If he hadn’t noticed, he said he might have come back when he thought his time would be up according to his cell phone and gotten a ticket.
Shuman’s view? “You are getting short two [minutes].”
What?! He’s not getting shorted two minutes—he gets the full time he paid for—he just didn’t bother to check his phone and match it up to the meter receipt. If he buys two hours of meter time, he gets two hours of meter time, plain and simple. But if he expects the parking meter to hold his hand on the basics of personal time management beyond that, he’s got a lot of hard lessons to learn in life.
Under this logic, if your cell phone says you have two minutes left to board your flight and the airline’s clocks say its time to close the doors, is it the airline’s fault that you missed your flight? Are we that lazy these days that we elevate our personal cell phone clock display to “absolute time” status?
How about this—why don’t you look at your ticket and compare it to your cell phone to see what time you need to be back? Wouldn’t you do that at an airport? Wouldn’t you factor in a minute or two buffer time for a safe zone to be safe?
Here’s the reality: technology isn’t perfect, and both the city and concessionaire appear to have about as much handle on this time issue as you could have. The concessionaire syncs the parking meter clocks every night with a central server tied to an atomic clock. Enforcement personnel with the city also sync the clocks in their ticketing devices on a nightly basis. But both of those actions cannot overcome the fundamental reality that parking meters, cell phones, computer servers and all sorts of other technology still can’t keep 100% perfect time. This is due to a variety of causes—distance from cell towers, fluctuating bandwidth usage, vagaries in coverage and signal strength, inaccuracy at the server level, low batteries and a number of other little tech annoyances that keep us from perfection.
As silly as this non-issue is, it’s worth mentioning that the concessionaire has already jumped on top of it to add additional “buffer” time to compensate for the inherent whims of technology. As the Sun-Times reports today:
Over the last day, Chicago Parking Meters LLC has re-examined every one of its 2,200 pay-and-display boxes to make certain they are “rounding up to give consumers a full minute” when parking time is purchased.
Spokesperson Avis LaVelle said the company has also thrown in an “extra minute to compensate for time-keeping differences that may occur with customer cell phones or other hand-held devices.” […]
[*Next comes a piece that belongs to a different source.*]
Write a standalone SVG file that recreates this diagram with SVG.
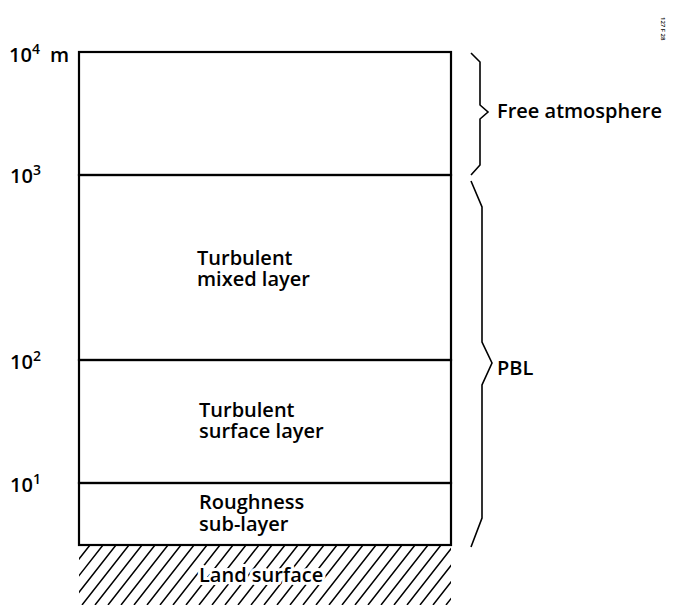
<svg xmlns="http://www.w3.org/2000/svg" width="684" height="605" viewBox="0 0 684 605">
<style>
text{font-family:"Open Sans","Liberation Sans",sans-serif;fill:#000;font-weight:600}
.lbl{font-size:20px}
.ax{font-size:20px}
.sup{font-size:14px}
.ln{stroke:#000;stroke-width:2.2;fill:none}
.br{stroke:#000;stroke-width:1.6;fill:none;stroke-linejoin:miter}
.hatch{stroke:#000;stroke-width:1.5;fill:none}
.halo{stroke:#fff;stroke-width:6;paint-order:stroke;stroke-linejoin:round}
</style>
<defs>
<clipPath id="groundClip"><rect x="79" y="545" width="372" height="60"/></clipPath>
</defs>
<rect width="684" height="605" fill="#fff"/>

<g id="ground">
<path class="hatch" clip-path="url(#groundClip)" d="M30 605l47 -60M43 605l47 -60M56 605l47 -60M69 605l47 -60M82 605l47 -60M95 605l47 -60M108 605l47 -60M121 605l47 -60M134 605l47 -60M147 605l47 -60M160 605l47 -60M173 605l47 -60M186 605l47 -60M199 605l47 -60M212 605l47 -60M225 605l47 -60M238 605l47 -60M251 605l47 -60M264 605l47 -60M277 605l47 -60M290 605l47 -60M303 605l47 -60M316 605l47 -60M329 605l47 -60M342 605l47 -60M355 605l47 -60M368 605l47 -60M381 605l47 -60M394 605l47 -60M407 605l47 -60M420 605l47 -60M433 605l47 -60M446 605l47 -60"/>
<text class="lbl halo" x="199" y="582">Land surface</text>
</g>

<g id="free-atmosphere">
<rect class="ln" x="79" y="52" width="372" height="123"/>
</g>
<g id="mixed-layer">
<rect class="ln" x="79" y="175" width="372" height="185"/>
<text class="lbl" x="197" y="265">Turbulent<tspan x="197" dy="21">mixed layer</tspan></text>
</g>
<g id="surface-layer">
<rect class="ln" x="79" y="360" width="372" height="123"/>
<text class="lbl" x="199" y="417">Turbulent<tspan x="199" dy="21">surface layer</tspan></text>
</g>
<g id="roughness-sublayer">
<rect class="ln" x="79" y="483" width="372" height="62"/>
<text class="lbl" x="199" y="509">Roughness<tspan x="199" dy="22">sub-layer</tspan></text>
</g>

<g id="axis">
<text class="ax" x="9" y="62">10<tspan class="sup" dy="-8">4</tspan></text>
<text class="ax" x="50" y="62">m</text>
<text class="ax" x="10" y="183">10<tspan class="sup" dy="-8">3</tspan></text>
<text class="ax" x="10" y="369">10<tspan class="sup" dy="-8">2</tspan></text>
<text class="ax" x="10" y="492">10<tspan class="sup" dy="-8">1</tspan></text>
</g>

<g id="connectors">
<polyline class="br" points="471,53 480,62 480,105 488,112 480,119 480,165 471,175"/>
<polyline class="br" points="471,181 482,207 482,342 492,363 482,385 482,518 471,547"/>
</g>

<g id="brace-labels">
<text class="lbl" x="497" y="118">Free atmosphere</text>
<text class="lbl" x="497" y="375">PBL</text>
</g>

<text x="661" y="17" font-size="6" transform="rotate(90 661 17)">127 F 28</text>
</svg>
“It wasn’t demanded by anyone. It’s a customer service initiative and an effort to be responsive to issues as they arise,” said LaVelle, the former mayoral press secretary now serving as a spokesperson for Chicago Parking Meters.
LaVelle acknowledged that offering two minutes of free parking time would cost the company money. But, she said, “There is a recognition that there are inconsistencies in time-keeping technology, and this is an initiative to try and address that.”
I’ll set aside the question of how well-synchronized the first pay-and-display meters installed a few years ago by the city were. I suspect that no one bothered to ask that question until there was a private operator in the mix.
What I will say though is that I doubt you would have seen the same prompt action were the meter system still in city hands, jumping within 24 hours to reset thousands of parking meters to give “free” minutes in reaction to an overblown story like this. This follows the same pattern described in my recent article here—yes, the early implementation of the parking meter lease has had its share of operational challenges, but the concessionaire has also been diligent about rectifying them.
In this case, though, it’s unfortunate that the concessionaire is having to step in and eat some costs to appease people who can’t be bothered to check the clock and do some basic math. Call me crazy, but I don’t expect a clock on the wall to match my cell phone, I don’t expect my computer to match my cell phone, and I don’t expect a parking meter to match my cell phone. Chicagoans would do well to remember that the purpose of a parking meter is to count time, not to tell it.